Last weekend at the Beijing Half Marathon, Honor's "Lightning" robot finished the 21-kilometer course in 50 minutes and 26 seconds. That's nearly seven minutes faster than the human world record.
The robot ran the full course autonomously, with no remote control and no human operator steering it. It was one of roughly 300 humanoid robots from 26 brands that lined up alongside human runners in what's quietly become the most revealing annual showcase for the robotics industry.
A year ago, the winning time in the race's inaugural edition was 2 hours and 40 minutes. This year, it dropped to under 51. Robots got nearly two-thirds faster in 12 months.
"It's the first time robots have surpassed humans, and that's something I never imagined," said Sun Zhigang, a spectator who attended the race with his son.
It wasn't exactly graceful. One robot fell at the starting line. Another struck a barrier mid-course. About 60% of the 102 teams relied on remote control rather than full autonomy. A German team showed up with their robot in running shoes.
But the spectacle, which also included a viral clip of a humanoid chasing wild boars through Warsaw the same week, is overshadowing a more significant shift. The money pouring into humanoid robotics has started to look less like VC enthusiasm and more like early-stage industrialization:
- Apptronik closed a $520 million extension to bring its total Series A to $935 million, one of the largest early-stage robotics rounds ever.
- Figure raised over $1 billion in its Series C at a $39 billion valuation.
- AGIBOT, a Chinese robotics company, was ranked No. 1 worldwide in humanoid robot shipments for 2025 by research firm Omdia.
- Siemens completed a proof of concept with startup Humanoid to test robots in industrial logistics at its factory in Erlangen, Germany.
China is pushing especially hard. The government published a five-year blueprint to fast-track humanoid robot adoption in manufacturing, and dozens of Chinese firms are racing to move from lab demos to commercial deployments.

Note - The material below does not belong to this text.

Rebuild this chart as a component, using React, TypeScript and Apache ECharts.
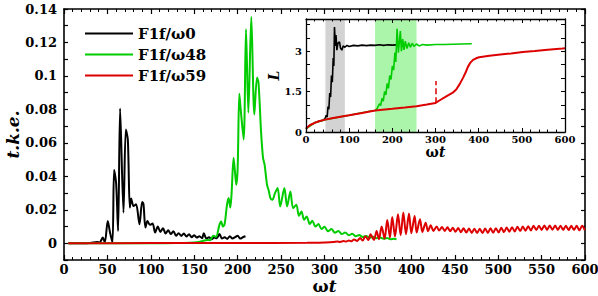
import React, { useEffect, useRef } from "react";
import * as echarts from "echarts";

// ---------- data: main panel (ωt, t.k.e.) ----------
const blackTke: [number, number][] = [
  [5, 0], [30, 0.0002], [38, 0.0008], [41, 0.0004], [44.6, 0.0034], [47, 0.0005],
  [50.4, 0.0133], [53, 0.0064], [55.8, 0.0004], [57.7, 0.0438], [60, 0.036],
  [62.3, 0.0074], [64.6, 0.0806], [68.5, 0.0183], [71.2, 0.068], [73.5, 0.062],
  [75.8, 0.0213], [77.3, 0.0267], [80, 0.0223], [83, 0.0233], [86.9, 0.0113],
  [90, 0.0247], [91.5, 0.0235], [93.8, 0.0094], [96.1, 0.0133], [99, 0.011],
  [102, 0.0118], [105, 0.0064], [108, 0.01], [111, 0.0068], [114, 0.009],
  [117, 0.0058], [120, 0.0078], [123, 0.0055], [126, 0.0072], [129, 0.0045],
  [132, 0.006], [135, 0.0044], [138, 0.0058], [141, 0.004], [144, 0.0054],
  [147, 0.0036], [150, 0.0048], [153, 0.0034], [156, 0.0042], [159, 0.003],
  [161, 0.006], [164, 0.0028], [167, 0.0036], [170, 0.0024], [173, 0.0034],
  [176, 0.003], [179, 0.0055], [182, 0.0028], [185, 0.0036], [188, 0.0026],
  [191, 0.0042], [194, 0.0028], [197, 0.0036], [200, 0.0045], [203, 0.0028],
  [206, 0.0036], [209, 0.0042],
];

const greenTke: [number, number][] = [
  [5, 0], [100, 0], [130, 0.0001], [145, 0.0003], [155, 0.0008], [160, 0.0014],
  [165, 0.002], [168, 0.0018], [172, 0.0045], [175, 0.0038], [179, 0.011],
  [181, 0.013], [183, 0.01], [185, 0.0115], [187.7, 0.023], [189.6, 0.027],
  [191.5, 0.0213], [193, 0.03], [195.3, 0.051], [197, 0.042], [198.4, 0.035],
  [200, 0.045], [201.9, 0.0894], [203.5, 0.08], [206.9, 0.062], [209.6, 0.128],
  [212.3, 0.078], [215.7, 0.1353], [219.2, 0.077], [222.3, 0.099], [224, 0.096],
  [226.9, 0.067], [229.2, 0.051], [231, 0.047], [233.8, 0.035], [236, 0.031],
  [237.7, 0.027], [240, 0.026], [243, 0.03], [246, 0.033], [249, 0.022],
  [253.8, 0.033], [256.9, 0.022], [260.7, 0.031], [263.8, 0.021], [267.6, 0.023],
  [270.5, 0.0165], [273.5, 0.019], [276.5, 0.014], [279.5, 0.016], [283, 0.0115],
  [286, 0.0135], [289.5, 0.01], [293, 0.0115], [296.5, 0.0085], [300, 0.0098],
  [304, 0.0072], [308, 0.0085], [312, 0.0063], [316, 0.0073], [320, 0.0055],
  [324, 0.0065], [328, 0.0048], [332, 0.0057], [336, 0.0042], [340, 0.005],
  [344, 0.0037], [348, 0.0044], [352, 0.0033], [356, 0.0039], [360, 0.003],
  [364, 0.0035], [368, 0.0027], [372, 0.0031], [376, 0.0024], [380, 0.0027],
  [383, 0.0023],
];

const redTke: [number, number][] = [
  [5, 0], [100, 0.0001], [200, 0.0002], [280, 0.0003], [300, 0.0005], [310, 0.0007],
  [315, 0.0011], [318, 0.0008], [322, 0.0013], [325, 0.001], [328, 0.0017],
  [331, 0.0012], [334, 0.0023], [337.5, 0.0014], [341, 0.0031], [344, 0.0016],
  [347, 0.0042], [350.5, 0.0019], [353, 0.0054], [357, 0.002], [360, 0.0074],
  [362.7, 0.0024], [365.8, 0.01], [369.2, 0.0028], [372.3, 0.0139], [375.4, 0.0034],
  [378, 0.0157], [381.2, 0.004], [384.6, 0.0173], [387.7, 0.0048], [390.8, 0.0184],
  [393.8, 0.0054], [397.3, 0.0178], [400, 0.006], [403.8, 0.0163], [406.1, 0.0064],
  [410, 0.0143], [412.7, 0.0068], [416.5, 0.0123], [419.2, 0.0072], [422.3, 0.0107],
  [425.4, 0.0074], [429.2, 0.01], [431.9, 0.0076], [435.4, 0.0097], [438.5, 0.0074],
  [441.6, 0.0095], [444.7, 0.0072], [447.8, 0.0093], [450.9, 0.0069], [454, 0.0091],
  [457.1, 0.0066], [460.2, 0.0089], [463.3, 0.0064], [466.4, 0.0088], [469.5, 0.0062],
  [472.6, 0.0087], [475.7, 0.0061], [478.8, 0.0087], [481.9, 0.0061], [485, 0.0088],
  [488.1, 0.0062], [491.2, 0.0089], [494.3, 0.0063], [497.4, 0.009], [500.5, 0.0065],
  [503.6, 0.0092], [506.7, 0.0067], [509.8, 0.0094], [512.9, 0.0069], [516, 0.0096],
  [519.1, 0.0071], [522.2, 0.0098], [525.3, 0.0073], [528.4, 0.01], [531.5, 0.0075],
  [534.6, 0.0102], [537.7, 0.0077], [540.8, 0.0104], [543.9, 0.0079], [547, 0.0105],
  [550.1, 0.008], [553.2, 0.0106], [556.3, 0.008], [559.4, 0.0106], [562.5, 0.0081],
  [565.6, 0.0106], [568.7, 0.008], [571.8, 0.0105], [574.9, 0.008], [578, 0.0105],
  [581.1, 0.0079], [584.2, 0.0104], [587.3, 0.0079], [590.4, 0.0104], [593.5, 0.0078],
  [596.6, 0.0104], [599.7, 0.0078],
];

// ---------- data: inset (ωt, L) ----------
const blackL: [number, number][] = [
  [0, 0.12], [5, 0.2], [10, 0.26], [20, 0.34], [30, 0.4], [40, 0.44], [44, 0.5],
  [47, 0.62], [49, 0.55], [51, 0.95], [53, 0.85], [55, 1.45], [57, 1.3], [59, 2.1],
  [61, 1.85], [63, 2.75], [64.5, 2.45], [66, 3.9], [68, 3.2], [69.5, 3.6],
  [71.5, 3.04], [74, 3.3], [77.5, 3.35], [80, 3.12], [83, 3.04], [86, 3.2],
  [90, 3.15], [95, 3.22], [100, 3.18], [110, 3.22], [120, 3.2], [130, 3.23],
  [140, 3.21], [150, 3.23], [160, 3.22], [170, 3.24], [180, 3.22], [190, 3.24],
  [200, 3.23], [210, 3.24],
];

const greenL: [number, number][] = [
  [0, 0.12], [20, 0.34], [44.5, 0.46], [100, 0.62], [150, 0.78], [160, 0.8],
  [165, 0.88], [170, 1.05], [173, 0.98], [176, 1.25], [179, 1.15], [182, 1.5],
  [185, 1.38], [188, 1.8], [191, 1.62], [194, 2.1], [197, 1.95], [200, 2.45],
  [203, 2.3], [206, 2.95], [208, 2.6], [211, 3.84], [214, 2.95], [216, 3.3],
  [218.6, 3.75], [221, 3.0], [224, 3.45], [227, 3.05], [230, 3.38], [234, 3.1],
  [238, 3.32], [242, 3.15], [246, 3.3], [250, 3.18], [256, 3.27], [262, 3.2],
  [270, 3.25], [280, 3.23], [300, 3.25], [320, 3.25], [340, 3.26], [360, 3.27],
  [384, 3.28],
];

const redL: [number, number][] = [
  [0, 0.12], [5, 0.2], [10, 0.26], [20, 0.34], [30, 0.4], [44.5, 0.46], [60, 0.51],
  [83, 0.58], [100, 0.62], [130, 0.71], [160, 0.8], [200, 0.86], [229, 0.91],
  [256, 0.96], [280, 1.02], [300, 1.08], [310, 1.18], [325, 1.32], [340, 1.46],
  [348, 1.58], [356, 1.78], [364, 2.02], [370, 2.22], [375, 2.42], [381, 2.58],
  [387, 2.68], [394, 2.74], [401, 2.78], [425, 2.83], [450, 2.88], [475, 2.92],
  [502, 2.97], [530, 3.01], [560, 3.06], [594, 3.1], [600, 3.11],
];

// shaded windows and dashed marker in the inset
const grayBand = [45, 90];
const greenBand = [160, 256];
const dashedMark = { x: 300, from: 1.07, to: 1.9 };

// tick labels shown
const mainYTickLabels = [0, 0.02, 0.04, 0.06, 0.08, 0.1, 0.12, 0.14];
const insetYTickLabels = [0, 1.5, 3];

const seriesNames = ["F1f/ω0", "F1f/ω48", "F1f/ω59"];
const COLORS = ["#000000", "#00cc00", "#dd0000"];

const FONT = '"DejaVu Serif", serif';

function App() {
  const ref = useRef<HTMLDivElement>(null);

  useEffect(() => {
    if (!ref.current) return;
    const chart = echarts.init(ref.current, undefined, { renderer: "svg" });

    const axisLine = { show: true, onZero: false, lineStyle: { color: "#000", width: 1.6 } };
    const lbl = (size: number) => ({
      fontFamily: FONT,
      fontWeight: "bold" as const,
      fontSize: size,
      color: "#000",
    });
    const omegaT = (size: number) => ({
      rich: {
        w: { fontFamily: FONT, fontSize: size, fontWeight: "bold", color: "#000" },
        t: { fontFamily: FONT, fontSize: size, fontWeight: "bold", fontStyle: "italic", color: "#000" },
      },
    });
    const matchLabel = (list: number[]) => (v: number) => {
      const hit = list.find((t) => Math.abs(t - v) < 1e-6);
      return hit === undefined ? "" : String(hit);
    };

    const option: any = {
      animation: false,
      backgroundColor: "#fff",
      grid: [
        { left: 64, top: 9, width: 521, height: 251, containLabel: false, outerBoundsMode: "none" },
        {
          left: 306, top: 19, width: 259, height: 113, containLabel: false, outerBoundsMode: "none",
          show: true, backgroundColor: "#fff", borderWidth: 0, z: 3,
        },
      ],
      legend: {
        data: seriesNames,
        orient: "vertical",
        left: 79,
        top: 21,
        itemWidth: 48,
        itemHeight: 14,
        itemGap: 6,
        itemStyle: { opacity: 0 },
        textStyle: { ...lbl(15) },
        selectedMode: false,
      },
      xAxis: [
        {
          type: "value", gridIndex: 0, min: 0, max: 600, interval: 50, position: "bottom",
          axisLine, splitLine: { show: false },
          axisTick: { show: true, inside: true, length: 5, lineStyle: { color: "#000", width: 1.2 } },
          minorTick: { show: true, splitNumber: 5, length: 3, lineStyle: { color: "#000", width: 1 } },
          axisLabel: { ...lbl(13), margin: 3 },
          name: "{w|ω}{t|t}", nameLocation: "middle", nameGap: 17, nameMoveOverlap: false,
          nameTextStyle: omegaT(17),
        },
        {
          type: "value", gridIndex: 0, min: 0, max: 600, interval: 50, position: "top",
          axisLine, splitLine: { show: false },
          axisTick: { show: true, inside: true, length: 5, lineStyle: { color: "#000", width: 1.2 } },
          minorTick: { show: true, splitNumber: 5, length: 3, lineStyle: { color: "#000", width: 1 } },
          axisLabel: { show: false },
        },
        {
          type: "value", gridIndex: 1, min: 0, max: 600, interval: 100, position: "bottom",
          axisLine: { ...axisLine, lineStyle: { color: "#000", width: 1.3 } }, splitLine: { show: false },
          axisTick: { show: true, inside: true, length: 4, lineStyle: { color: "#000", width: 1 } },
          minorTick: { show: true, splitNumber: 5, length: 2.5, lineStyle: { color: "#000", width: 1 } },
          axisLabel: { ...lbl(10), margin: 2 },
          name: "{w|ω}{t|t}", nameLocation: "middle", nameGap: 11,
          nameTextStyle: omegaT(14),
          z: 8,
        },
        {
          type: "value", gridIndex: 1, min: 0, max: 600, interval: 100, position: "top",
          axisLine: { ...axisLine, lineStyle: { color: "#000", width: 1.3 } }, splitLine: { show: false },
          axisTick: { show: true, inside: true, length: 4, lineStyle: { color: "#000", width: 1 } },
          minorTick: { show: true, splitNumber: 5, length: 2.5, lineStyle: { color: "#000", width: 1 } },
          axisLabel: { show: false },
          z: 8,
        },
      ],
      yAxis: [
        {
          type: "value", gridIndex: 0, min: -0.01, max: 0.14, interval: 0.01, position: "left",
          axisLine, splitLine: { show: false },
          axisTick: { show: true, inside: true, length: 4, lineStyle: { color: "#000", width: 1.2 } },
          axisLabel: { ...lbl(13), margin: 7, formatter: matchLabel(mainYTickLabels) },
          name: "t.k.e.", nameLocation: "middle", nameGap: 43, nameRotate: 90, nameMoveOverlap: false,
          nameTextStyle: { fontFamily: FONT, fontSize: 17, fontWeight: "bold", fontStyle: "italic", color: "#000" },
        },
        {
          type: "value", gridIndex: 0, min: -0.01, max: 0.14, interval: 0.01, position: "right",
          axisLine, splitLine: { show: false },
          axisTick: { show: true, inside: true, length: 4, lineStyle: { color: "#000", width: 1.2 } },
          axisLabel: { show: false },
        },
        {
          type: "value", gridIndex: 1, min: 0, max: 4.2, interval: 0.5, position: "left",
          axisLine: { ...axisLine, lineStyle: { color: "#000", width: 1.3 } }, splitLine: { show: false },
          axisTick: { show: true, inside: true, length: 4, lineStyle: { color: "#000", width: 1 } },
          axisLabel: { ...lbl(10), margin: 4, formatter: matchLabel(insetYTickLabels) },
          name: "L", nameLocation: "middle", nameGap: 17, nameRotate: 90,
          nameTextStyle: { fontFamily: FONT, fontSize: 14, fontWeight: "bold", fontStyle: "italic", color: "#000" },
          z: 8,
        },
        {
          type: "value", gridIndex: 1, min: 0, max: 4.2, interval: 0.5, position: "right",
          axisLine: { ...axisLine, lineStyle: { color: "#000", width: 1.3 } }, splitLine: { show: false },
          axisTick: { show: true, inside: true, length: 4, lineStyle: { color: "#000", width: 1 } },
          axisLabel: { show: false },
          z: 8,
        },
      ],
      series: [
        ...[blackTke, greenTke, redTke].map((d, i) => ({
          type: "line", name: seriesNames[i], xAxisIndex: 0, yAxisIndex: 0,
          data: d, symbol: "none", smooth: 0.3, z: 2,
          lineStyle: { color: COLORS[i], width: 2 }, itemStyle: { color: COLORS[i] },
        })),
        {
          type: "line", name: "L0", xAxisIndex: 2, yAxisIndex: 2, data: blackL,
          symbol: "none", z: 6, lineStyle: { color: COLORS[0], width: 1.6 },
          markArea: {
            silent: true,
            z: 4,
            data: [
              [{ xAxis: grayBand[0], itemStyle: { color: "#d3d3d3" } }, { xAxis: grayBand[1] }],
              [{ xAxis: greenBand[0], itemStyle: { color: "#aaf5aa" } }, { xAxis: greenBand[1] }],
            ],
          },
        },
        {
          type: "line", name: "L48", xAxisIndex: 2, yAxisIndex: 2, data: greenL,
          symbol: "none", z: 6, lineStyle: { color: COLORS[1], width: 1.6 },
        },
        {
          type: "line", name: "L59", xAxisIndex: 2, yAxisIndex: 2, data: redL,
          symbol: "none", z: 7, lineStyle: { color: COLORS[2], width: 2 },
          markLine: {
            silent: true, symbol: ["none", "none"], label: { show: false }, z: 7,
            lineStyle: { type: "dashed", color: COLORS[2], width: 1.5 },
            data: [[{ coord: [dashedMark.x, dashedMark.from] }, { coord: [dashedMark.x, dashedMark.to] }]],
          },
        },
      ],
    };

    chart.setOption(option);
    return () => chart.dispose();
  }, []);

  return (
    <div
      ref={ref}
      style={{ position: "absolute", left: 0, top: 0, width: 598, height: 296, background: "#fff" }}
    />
  );
}

export default App;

Liu Qing, director of the Yangtze River Delta National Innovation Center, described the path in stages: lab R&D gets you from "0 to 1," pilot testing takes you from "1 to 10," and enterprises are responsible for scaling "10 into thousands and millions." Most of the industry is still somewhere between zero and one.

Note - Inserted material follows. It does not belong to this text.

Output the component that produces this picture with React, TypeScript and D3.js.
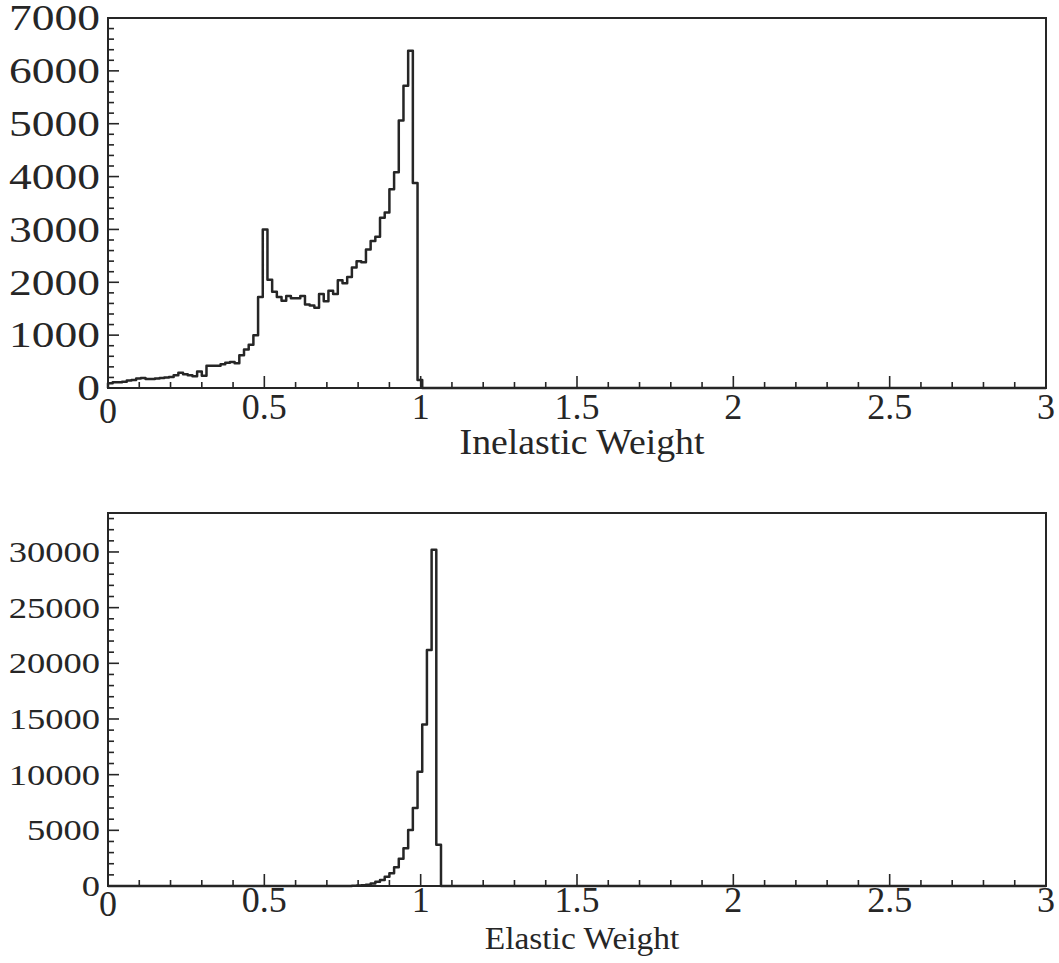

The gap between finishing a half marathon and doing useful work remains enormous. Battery life still tops out at two to three hours per charge. Cutting-edge research models cost millions of dollars, and commercial versions need to come down to roughly $42,000 before enterprises see a reasonable return on investment. And tasks that feel instinctive to people, like gripping an oddly shaped object, can still trip up machines because a rigid robotic finger is simply in the wrong place.
Wang Xingxing, founder and CEO of Unitree Robotics, has a clear benchmark for when the industry has truly arrived: "A true 'ChatGPT moment' for the sector will come when robots, placed in unfamiliar real-world settings, can complete about 80 percent of tasks simply by following voice or text instructions."

A year ago, the fastest robot in Beijing needed nearly three hours to finish a half marathon. Now one can beat the human world record. That kind of improvement doesn't happen in a field that's stalling out, and the billions flowing in suggest investors agree. The question is whether the factory floor catches up to the racetrack before the hype cycle turns, because right now, the robots are running faster than the business model.